--- Start of DATA EXCERPT ---

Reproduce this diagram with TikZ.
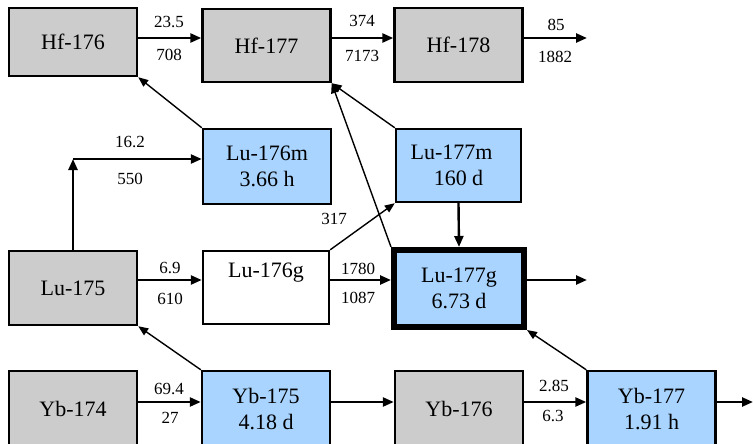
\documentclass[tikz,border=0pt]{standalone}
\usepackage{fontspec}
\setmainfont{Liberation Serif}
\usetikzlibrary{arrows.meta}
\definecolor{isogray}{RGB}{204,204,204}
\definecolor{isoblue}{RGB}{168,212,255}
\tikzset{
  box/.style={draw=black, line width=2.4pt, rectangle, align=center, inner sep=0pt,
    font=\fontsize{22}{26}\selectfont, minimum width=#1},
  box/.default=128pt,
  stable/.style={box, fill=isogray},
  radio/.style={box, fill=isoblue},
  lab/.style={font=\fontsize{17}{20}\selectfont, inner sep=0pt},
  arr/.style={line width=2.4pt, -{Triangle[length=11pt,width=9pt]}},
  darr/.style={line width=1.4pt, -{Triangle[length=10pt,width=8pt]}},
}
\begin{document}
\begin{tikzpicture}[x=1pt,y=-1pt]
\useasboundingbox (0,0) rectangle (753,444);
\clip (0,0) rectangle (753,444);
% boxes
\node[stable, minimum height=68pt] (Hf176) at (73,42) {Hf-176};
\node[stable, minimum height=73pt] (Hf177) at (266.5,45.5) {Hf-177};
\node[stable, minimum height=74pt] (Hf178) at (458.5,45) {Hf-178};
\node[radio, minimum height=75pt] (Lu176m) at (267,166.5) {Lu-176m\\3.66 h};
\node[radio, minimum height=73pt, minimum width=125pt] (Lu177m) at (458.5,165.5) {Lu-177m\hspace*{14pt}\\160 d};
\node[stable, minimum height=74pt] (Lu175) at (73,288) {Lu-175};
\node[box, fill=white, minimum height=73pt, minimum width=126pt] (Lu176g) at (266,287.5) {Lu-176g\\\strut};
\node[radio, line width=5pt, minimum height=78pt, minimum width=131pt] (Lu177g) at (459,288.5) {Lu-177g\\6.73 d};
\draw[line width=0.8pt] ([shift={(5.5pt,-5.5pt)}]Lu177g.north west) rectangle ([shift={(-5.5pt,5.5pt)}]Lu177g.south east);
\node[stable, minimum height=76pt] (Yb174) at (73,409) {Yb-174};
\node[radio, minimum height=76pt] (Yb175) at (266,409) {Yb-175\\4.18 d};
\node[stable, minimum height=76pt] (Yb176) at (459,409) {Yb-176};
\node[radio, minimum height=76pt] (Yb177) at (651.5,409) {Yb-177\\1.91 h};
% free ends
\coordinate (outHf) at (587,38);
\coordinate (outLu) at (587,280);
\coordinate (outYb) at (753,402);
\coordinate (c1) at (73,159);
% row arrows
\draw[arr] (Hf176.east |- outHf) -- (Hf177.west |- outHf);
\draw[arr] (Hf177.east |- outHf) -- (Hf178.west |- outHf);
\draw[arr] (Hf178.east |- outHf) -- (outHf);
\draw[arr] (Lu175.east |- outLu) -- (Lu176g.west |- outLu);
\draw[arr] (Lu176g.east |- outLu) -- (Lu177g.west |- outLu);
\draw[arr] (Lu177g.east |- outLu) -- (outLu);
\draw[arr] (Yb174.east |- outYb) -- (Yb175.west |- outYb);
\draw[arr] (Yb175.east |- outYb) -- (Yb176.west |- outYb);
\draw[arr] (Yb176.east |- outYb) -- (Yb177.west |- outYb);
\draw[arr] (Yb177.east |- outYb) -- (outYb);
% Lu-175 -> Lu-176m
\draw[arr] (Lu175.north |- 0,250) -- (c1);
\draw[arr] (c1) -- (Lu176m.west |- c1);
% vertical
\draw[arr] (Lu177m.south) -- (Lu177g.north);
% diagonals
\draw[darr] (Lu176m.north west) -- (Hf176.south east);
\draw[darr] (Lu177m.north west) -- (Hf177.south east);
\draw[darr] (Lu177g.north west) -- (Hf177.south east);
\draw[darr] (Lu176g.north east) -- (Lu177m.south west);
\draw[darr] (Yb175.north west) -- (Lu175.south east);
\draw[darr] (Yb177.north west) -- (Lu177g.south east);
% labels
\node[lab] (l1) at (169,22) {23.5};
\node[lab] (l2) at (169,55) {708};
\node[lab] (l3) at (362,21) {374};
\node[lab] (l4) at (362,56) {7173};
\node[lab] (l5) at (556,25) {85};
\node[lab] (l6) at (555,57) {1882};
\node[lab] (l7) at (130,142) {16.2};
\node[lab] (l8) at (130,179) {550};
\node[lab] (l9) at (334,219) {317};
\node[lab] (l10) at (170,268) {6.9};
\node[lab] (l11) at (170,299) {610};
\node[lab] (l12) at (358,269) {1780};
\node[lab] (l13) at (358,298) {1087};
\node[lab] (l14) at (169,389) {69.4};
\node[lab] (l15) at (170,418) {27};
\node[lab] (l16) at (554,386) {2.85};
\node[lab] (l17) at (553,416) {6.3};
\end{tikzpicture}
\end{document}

--- End of DATA EXCERPT ---

> TASK REQUIREMENTS:
Go through the listing above and quote it exactly, apart from its images.

> FINAL RESULT:
Reproduce this diagram with TikZ.
\documentclass[tikz,border=0pt]{standalone}
\usepackage{fontspec}
\setmainfont{Liberation Serif}
\usetikzlibrary{arrows.meta}
\definecolor{isogray}{RGB}{204,204,204}
\definecolor{isoblue}{RGB}{168,212,255}
\tikzset{
  box/.style={draw=black, line width=2.4pt, rectangle, align=center, inner sep=0pt,
    font=\fontsize{22}{26}\selectfont, minimum width=#1},
  box/.default=128pt,
  stable/.style={box, fill=isogray},
  radio/.style={box, fill=isoblue},
  lab/.style={font=\fontsize{17}{20}\selectfont, inner sep=0pt},
  arr/.style={line width=2.4pt, -{Triangle[length=11pt,width=9pt]}},
  darr/.style={line width=1.4pt, -{Triangle[length=10pt,width=8pt]}},
}
\begin{document}
\begin{tikzpicture}[x=1pt,y=-1pt]
\useasboundingbox (0,0) rectangle (753,444);
\clip (0,0) rectangle (753,444);
% boxes
\node[stable, minimum height=68pt] (Hf176) at (73,42) {Hf-176};
\node[stable, minimum height=73pt] (Hf177) at (266.5,45.5) {Hf-177};
\node[stable, minimum height=74pt] (Hf178) at (458.5,45) {Hf-178};
\node[radio, minimum height=75pt] (Lu176m) at (267,166.5) {Lu-176m\\3.66 h};
\node[radio, minimum height=73pt, minimum width=125pt] (Lu177m) at (458.5,165.5) {Lu-177m\hspace*{14pt}\\160 d};
\node[stable, minimum height=74pt] (Lu175) at (73,288) {Lu-175};
\node[box, fill=white, minimum height=73pt, minimum width=126pt] (Lu176g) at (266,287.5) {Lu-176g\\\strut};
\node[radio, line width=5pt, minimum height=78pt, minimum width=131pt] (Lu177g) at (459,288.5) {Lu-177g\\6.73 d};
\draw[line width=0.8pt] ([shift={(5.5pt,-5.5pt)}]Lu177g.north west) rectangle ([shift={(-5.5pt,5.5pt)}]Lu177g.south east);
\node[stable, minimum height=76pt] (Yb174) at (73,409) {Yb-174};
\node[radio, minimum height=76pt] (Yb175) at (266,409) {Yb-175\\4.18 d};
\node[stable, minimum height=76pt] (Yb176) at (459,409) {Yb-176};
\node[radio, minimum height=76pt] (Yb177) at (651.5,409) {Yb-177\\1.91 h};
% free ends
\coordinate (outHf) at (587,38);
\coordinate (outLu) at (587,280);
\coordinate (outYb) at (753,402);
\coordinate (c1) at (73,159);
% row arrows
\draw[arr] (Hf176.east |- outHf) -- (Hf177.west |- outHf);
\draw[arr] (Hf177.east |- outHf) -- (Hf178.west |- outHf);
\draw[arr] (Hf178.east |- outHf) -- (outHf);
\draw[arr] (Lu175.east |- outLu) -- (Lu176g.west |- outLu);
\draw[arr] (Lu176g.east |- outLu) -- (Lu177g.west |- outLu);
\draw[arr] (Lu177g.east |- outLu) -- (outLu);
\draw[arr] (Yb174.east |- outYb) -- (Yb175.west |- outYb);
\draw[arr] (Yb175.east |- outYb) -- (Yb176.west |- outYb);
\draw[arr] (Yb176.east |- outYb) -- (Yb177.west |- outYb);
\draw[arr] (Yb177.east |- outYb) -- (outYb);
% Lu-175 -> Lu-176m
\draw[arr] (Lu175.north |- 0,250) -- (c1);
\draw[arr] (c1) -- (Lu176m.west |- c1);
% vertical
\draw[arr] (Lu177m.south) -- (Lu177g.north);
% diagonals
\draw[darr] (Lu176m.north west) -- (Hf176.south east);
\draw[darr] (Lu177m.north west) -- (Hf177.south east);
\draw[darr] (Lu177g.north west) -- (Hf177.south east);
\draw[darr] (Lu176g.north east) -- (Lu177m.south west);
\draw[darr] (Yb175.north west) -- (Lu175.south east);
\draw[darr] (Yb177.north west) -- (Lu177g.south east);
% labels
\node[lab] (l1) at (169,22) {23.5};
\node[lab] (l2) at (169,55) {708};
\node[lab] (l3) at (362,21) {374};
\node[lab] (l4) at (362,56) {7173};
\node[lab] (l5) at (556,25) {85};
\node[lab] (l6) at (555,57) {1882};
\node[lab] (l7) at (130,142) {16.2};
\node[lab] (l8) at (130,179) {550};
\node[lab] (l9) at (334,219) {317};
\node[lab] (l10) at (170,268) {6.9};
\node[lab] (l11) at (170,299) {610};
\node[lab] (l12) at (358,269) {1780};
\node[lab] (l13) at (358,298) {1087};
\node[lab] (l14) at (169,389) {69.4};
\node[lab] (l15) at (170,418) {27};
\node[lab] (l16) at (554,386) {2.85};
\node[lab] (l17) at (553,416) {6.3};
\end{tikzpicture}
\end{document}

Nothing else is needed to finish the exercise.